A compact all-in-one PC using netbook parts but with a big shiny widescreen. The Advent AIO100 offers a lot for not very much.
Advent launched not one but two new all-in-one PCs recently. The first, the Advent AIO200 reviewed last month, is an Apple iMac-like screen-cum-computer using a quad-core processor for £849. At the entry-level, though, is this Advent AIO100, with its low-power Intel Atom processor and inviting price of £399.
Another way of looking at the Advent AIO100 is as a static mini-laptop. Examine its specifications, and you'll notice it has more in common with a netbook than a desktop PC. The Advent AIO100 employs the single-core Intel Atom 1.6GHz processor, supported with 1GB RAM and Intel GMA 950 integrated graphics.
Storage is courtesy of a 2.5in notebook drive, giving 160GB of nominal space. And all this is packed into a glossy black base platform, with screen and volume controls on the front, and various ports on the rear and right side.
A separate wired keyboard and mice are included with the Advent AIO100, the former a lightweight and low-profile item with good key action and number keypad.
The Advent AIO100 even uses a laptop external power supply. But where the path of netbook and nettop diverge entirely is with the built-in screen. Most netbooks force you to peer through a 10in window of variable but often poor contrast and limited resolution. The Advent AIO100 offers a gorgeous 16:9 wide-aspect screen, 1680 pixels across, supported on a pivoted chromed arm.
The mounting arrangement of the Advent AIO100 allows a degree of vertical travel (all the way to touching the desk if you wish), up to 95mm height from desk to screen bottom. There's no facility for swivel or putting the screen into portrait mode, but Advent has provided VESA mount screws on the unit's base, so you could fix it to a wall and adjust the screen to be parallel to that wall. Used this way, the Advent AIO100 makes an ideal candidate for use in internet cafés or office cubicles.

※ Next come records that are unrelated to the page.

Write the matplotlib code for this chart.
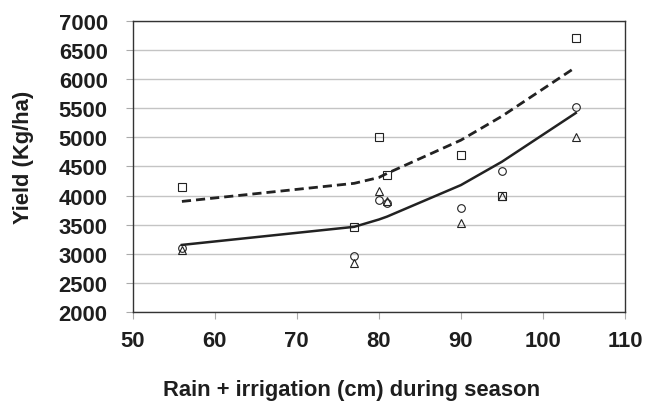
import matplotlib
matplotlib.use("Agg")
import matplotlib.pyplot as plt

# water applied (cm) and yields (Kg/ha)
water = [56, 77, 80, 81, 90, 95, 104]
yield_sq = [4150, 3470, 5000, 4360, 4700, 4000, 6700]
yield_circ = [3110, 2960, 3920, 3875, 3790, 4420, 5520]
yield_tri = [3070, 2850, 4075, 3900, 3530, 4000, 5000]
fit_dashed = [3900, 4210, 4310, 4380, 4950, 5360, 6200]
fit_solid = [3155, 3465, 3590, 3640, 4180, 4580, 5415]

xticks = [50, 60, 70, 80, 90, 100, 110]
yticks = list(range(2000, 7001, 500))

txt = "#1e1e1e"
plt.rcParams['font.family'] = ['Liberation Sans', 'DejaVu Sans']
plt.rcParams['font.weight'] = 'bold'

fig = plt.figure(figsize=(6.45, 4.02), dpi=100)
ax = fig.add_axes([0.2057, 0.2206, 0.7633, 0.7259])

ax.plot(water, fit_dashed, color="#222222", lw=2.0, ls=(0, (3.3, 1.8)), zorder=2)
ax.plot(water, fit_solid, color="#222222", lw=1.8, zorder=2)

mk = dict(ls="none", mfc="none", mec="#222222", mew=0.8, ms=5.5, zorder=3)
ax.plot(water, yield_sq, marker="s", **mk)
ax.plot(water, yield_circ, marker="o", **mk)
ax.plot(water, yield_tri, marker="^", **mk)

ax.set_xlim(50, 110)
ax.set_ylim(2000, 7000)
ax.set_xticks(xticks)
ax.set_yticks(yticks)
ax.grid(axis="y", color="#c4c4c4", lw=1.0, zorder=0)
ax.set_axisbelow(True)

for s in ax.spines.values():
    s.set_color("#333333")
    s.set_linewidth(1.0)

ax.tick_params(axis="both", colors="#aaaaaa", labelcolor=txt, labelsize=15.8,
               length=5, width=0.8)
ax.tick_params(axis="y", pad=13)
ax.tick_params(axis="x", pad=8)

ax.set_xlabel("Rain + irrigation (cm) during season", fontsize=15.8,
              fontweight="bold", color=txt)
ax.set_ylabel("Yield (Kg/ha)", fontsize=15.8, fontweight="bold", color=txt)
ax.xaxis.set_label_coords(0.444, -0.23)
ax.yaxis.set_label_coords(-0.243, 0.536)
ax.yaxis.label.set_va("top")

fig.savefig("out.png", dpi=100)
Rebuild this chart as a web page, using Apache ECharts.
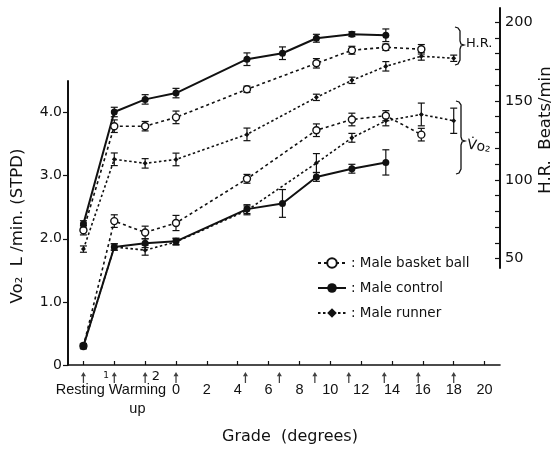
<!DOCTYPE html>
<html>
<head>
<meta charset="utf-8">
<script src="https://cdn.jsdelivr.net/npm/echarts@6/dist/echarts.min.js"></script>
<style>html,body{margin:0;padding:0;background:#fff}#c{width:560px;height:454px}</style>
</head>
<body>
<div id="c"></div>
<script>
// ---- data ----
const seriesNames = ['Male basket ball', 'Male control', 'Male runner'];
// x positions: Resting=-6, Warming up 1=-4, Warming up 2=-2, then grade (degrees)
const xControl = [-6, -4, -2, 0, 4.6, 6.9, 9.1, 11.4, 13.6];
const xBasket  = [-6, -4, -2, 0, 4.6, 9.1, 11.4, 13.6, 15.9];
const xRunner  = [-6, -4, -2, 0, 4.6, 9.1, 11.4, 13.6, 15.9, 18];

// Heart rate (beats/min)
const hrControl = [72, 143, 151, 155, 176.5, 180.3, 189.8, 192.4, 191.7];
const hrBasket  = [68, 134, 134, 139.6, 157.4, 173.9, 182.2, 184.1, 182.8];
const hrRunner  = [56, 113, 110.4, 112.9, 128.8, 152.3, 163.1, 172, 178.4, 177.1];
const hrControlErr = [2, 3, 3, 3, 4, 4, 2.5, 1.5, 4];
const hrBasketErr  = [3, 4, 3, 4, 2, 3, 2.5, 2, 3];
const hrRunnerErr  = [2, 4, 3, 4, 4, 2, 2, 3, 2.5, 2];

// VO2 (L/min STPD)
const vo2Control = [0.3, 1.87, 1.93, 1.96, 2.47, 2.56, 2.98, 3.11, 3.21];
const vo2Basket  = [0.3, 2.28, 2.1, 2.25, 2.95, 3.72, 3.89, 3.95, 3.65];
const vo2Runner  = [0.3, 1.87, 1.82, 1.95, 2.45, 3.2, 3.6, 3.87, 3.97, 3.87];
const vo2ControlErr = [0.04, 0.05, 0.07, 0.05, 0.07, 0.22, 0.07, 0.07, 0.2];
const vo2BasketErr  = [0.04, 0.1, 0.1, 0.12, 0.07, 0.1, 0.1, 0.08, 0.1];
const vo2RunnerErr  = [0.04, 0.05, 0.08, 0.05, 0.07, 0.15, 0.07, 0.08, 0.18, 0.2];

// measurement arrows under the x axis
const arrowX = [-6, -4, -2, 0, 4.5, 6.7, 9, 11.2, 13.5, 15.7, 18];

// tick labels
const xTickValues = [-6, -4, -2, 0, 2, 4, 6, 8, 10, 12, 14, 16, 18, 20];
const xLabelValues = [-6.2, -2.5, 0, 2, 4, 6, 8, 10, 12, 14, 16, 18, 20];
const leftTicks = [0, 1, 2, 3, 4];
const leftTickLabels = ['0', '1.0', '2.0', '3.0', '4.0'];
const rightTicks = [50, 60, 70, 80, 90, 100, 110, 120, 130, 140, 150, 160, 170, 180, 190, 200];
const rightLabels = [50, 100, 150, 200];

// ---- build ----
const INK = '#111';
const FONT = 'DejaVu Sans';
const FONT2 = 'Liberation Sans';
function zip(xs, ys) { return xs.map((x, i) => [x, ys[i]]); }
function zip3(xs, ys, es) { return xs.map((x, i) => [x, ys[i], es[i]]); }

const styles = {
  'Male basket ball': { line: { color: INK, width: 1.6, type: [3, 3] }, symbol: 'circle', size: 7, item: { color: '#fff', borderColor: INK, borderWidth: 1.4 } },
  'Male control': { line: { color: INK, width: 2, type: 'solid' }, symbol: 'circle', size: 7, item: { color: INK, borderColor: INK, borderWidth: 0 } },
  'Male runner': { line: { color: INK, width: 1.6, type: [2.5, 2.5] }, symbol: 'diamond', size: 5, item: { color: INK, borderColor: INK, borderWidth: 0 } }
};

function lineSeries(name, data, axis) {
  const s = styles[name];
  return {
    name, type: 'line', data, xAxisIndex: axis, yAxisIndex: axis,
    symbol: s.symbol, symbolSize: s.size, showAllSymbol: true,
    lineStyle: s.line, itemStyle: s.item, z: 3, silent: true, animation: false
  };
}

function errRender(params, api) {
  const x = api.value(0), y = api.value(1), e = api.value(2);
  const hi = api.coord([x, y + e]);
  const lo = api.coord([x, y - e]);
  const w = 3.5;
  const st = { stroke: INK, lineWidth: 1.2 };
  return {
    type: 'group', children: [
      { type: 'line', shape: { x1: hi[0], y1: hi[1], x2: lo[0], y2: lo[1] }, style: st },
      { type: 'line', shape: { x1: hi[0] - w, y1: hi[1], x2: hi[0] + w, y2: hi[1] }, style: st },
      { type: 'line', shape: { x1: lo[0] - w, y1: lo[1], x2: lo[0] + w, y2: lo[1] }, style: st }
    ]
  };
}
function errSeries(data, axis) {
  return { type: 'custom', renderItem: errRender, data, xAxisIndex: axis, yAxisIndex: axis, z: 2, silent: true, animation: false };
}

const series = [
  // HR (grid 1)
  lineSeries('Male basket ball', zip(xBasket, hrBasket), 1),
  lineSeries('Male control', zip(xControl, hrControl), 1),
  lineSeries('Male runner', zip(xRunner, hrRunner), 1),
  // VO2 (grid 0)
  lineSeries('Male basket ball', zip(xBasket, vo2Basket), 0),
  lineSeries('Male control', zip(xControl, vo2Control), 0),
  lineSeries('Male runner', zip(xRunner, vo2Runner), 0),
  errSeries(zip3(xBasket, hrBasket, hrBasketErr), 1),
  errSeries(zip3(xControl, hrControl, hrControlErr), 1),
  errSeries(zip3(xRunner, hrRunner, hrRunnerErr), 1),
  errSeries(zip3(xBasket, vo2Basket, vo2BasketErr), 0),
  errSeries(zip3(xControl, vo2Control, vo2ControlErr), 0),
  errSeries(zip3(xRunner, vo2Runner, vo2RunnerErr), 0),
  {
    type: 'scatter', data: arrowX.map(x => [x, -0.2]), xAxisIndex: 0, yAxisIndex: 0,
    symbol: 'path://M5,0 L9,6 L6,6 L6,16 L4,16 L4,6 L1,6 Z', symbolSize: [5, 11],
    itemStyle: { color: INK }, clip: false, silent: true, animation: false
  }
];

const txt = (extra) => Object.assign({ fill: INK, fontFamily: FONT, fontSize: 14 }, extra);
const bracketStyle = { stroke: INK, fill: null, lineWidth: 1.3 };

const option = {
  backgroundColor: '#fff',
  animation: false,
  textStyle: { fontFamily: FONT, color: INK },
  grid: [
    { left: 68, right: 60, top: 81, bottom: 89 },
    { left: 68, right: 60, top: 8, bottom: 186 }
  ],
  xAxis: [
    {
      type: 'value', gridIndex: 0, min: -7, max: 21,
      name: 'Grade  (degrees)', nameLocation: 'middle', nameGap: 64,
      nameTextStyle: { fontSize: 16, color: INK, fontFamily: FONT, padding: [0, 0, 0, 12] },
      axisLine: { show: true, onZero: false, lineStyle: { color: INK, width: 1.6 } },
      axisTick: { show: true, inside: true, length: 4, customValues: xTickValues, lineStyle: { color: INK, width: 1.2 } },
      axisLabel: {
        customValues: xLabelValues, margin: 15, fontSize: 14.5, color: INK, fontFamily: FONT2, lineHeight: 19,
        formatter: v => v < -5 ? 'Resting' : (v < 0 ? 'Warming\nup' : String(v))
      },
      splitLine: { show: false }
    },
    {
      type: 'value', gridIndex: 1, min: -7, max: 21, show: false,
      axisLine: { show: false, onZero: false }
    }
  ],
  yAxis: [
    {
      type: 'value', gridIndex: 0, min: 0, max: 4.5,
      axisLine: { show: true, onZero: false, lineStyle: { color: INK, width: 2 } },
      axisTick: { show: true, inside: false, length: 5, customValues: leftTicks, lineStyle: { color: INK, width: 1.2 } },
      axisLabel: {
        customValues: leftTicks, margin: 6, fontSize: 14, color: INK, fontFamily: FONT,
        formatter: v => leftTickLabels[leftTicks.indexOf(v)]
      },
      splitLine: { show: false }
    },
    {
      type: 'value', gridIndex: 1, position: 'right', min: 44, max: 209,
      axisLine: { show: true, onZero: false, lineStyle: { color: INK, width: 2 } },
      axisTick: { show: true, inside: true, length: 5, customValues: rightTicks, lineStyle: { color: INK, width: 1.2 } },
      axisLabel: { customValues: rightLabels, margin: 5, fontSize: 14.5, color: INK, fontFamily: FONT },
      splitLine: { show: false }
    }
  ],
  legend: {
    data: seriesNames, orient: 'vertical', left: 312, top: 251,
    itemWidth: 28, itemHeight: 12, itemGap: 11,
    formatter: n => ': ' + n,
    textStyle: { fontSize: 13.5, color: INK, fontFamily: FONT },
    selectedMode: false
  },
  graphic: [
    { type: 'text', x: 18, y: 226, rotation: Math.PI / 2, style: txt({ text: 'Vo\u2082  L /min. (STPD)', align: 'center', verticalAlign: 'middle', fontSize: 16.5 }) },
    { type: 'text', x: 546, y: 130, rotation: Math.PI / 2, style: txt({ text: 'H.R.  Beats/min', align: 'center', verticalAlign: 'middle', fontSize: 16.5 }) },
    { type: 'text', x: 106, y: 376, style: txt({ text: '1', align: 'center', verticalAlign: 'middle', fontSize: 9 }) },
    { type: 'text', x: 156, y: 377, style: txt({ text: '2', align: 'center', verticalAlign: 'middle', fontSize: 13 }) },
    { type: 'polyline', shape: { points: [[455,27],[458,28],[460,31],[460,41],[461,44],[464,45],[461,46],[460,49],[460,60],[458,64],[455,65]] }, style: bracketStyle },
    { type: 'text', x: 466, y: 44, style: txt({ text: 'H.R.', align: 'left', verticalAlign: 'middle', fontSize: 13 }) },
    { type: 'polyline', shape: { points: [[456,101],[459,102],[461,105],[461,137],[462,140],[465,141],[462,142],[461,145],[461,169],[459,173],[456,174]] }, style: bracketStyle },
    { type: 'text', x: 467, y: 145, rotation: -0.15, style: txt({ text: 'V\u0307o\u2082', align: 'left', verticalAlign: 'middle', fontSize: 14 }) }
  ],
  series
};

const chart = echarts.init(document.getElementById('c'), null, { renderer: 'canvas' });
chart.setOption(option);
</script>
</body>
</html>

Loaded with Windows XP Home, the Advent AIO100 feels very nippy, faster in its user interface than many Vista-hobbled high-end desktops. Our benchmarks showed the Advent AIO100 could hit 40 points in WorldBench 6, the upper echelon for this modest processor.
Gaming performance was nothing to get excited about, as you'd expect for an Intel integrated graphics chipset, with FEAR unravelling just 1 frame per second in our usual Maximum quality test.
Build quality of the Advent AIO100 is satisfactory, high-gloss black all over to suit the current vogue. The dual-layer DVD/CD burner to the left and two USB ports, plus mic input and headphone socket to the right, ensures that you can access most common needs without having to fiddle around the back.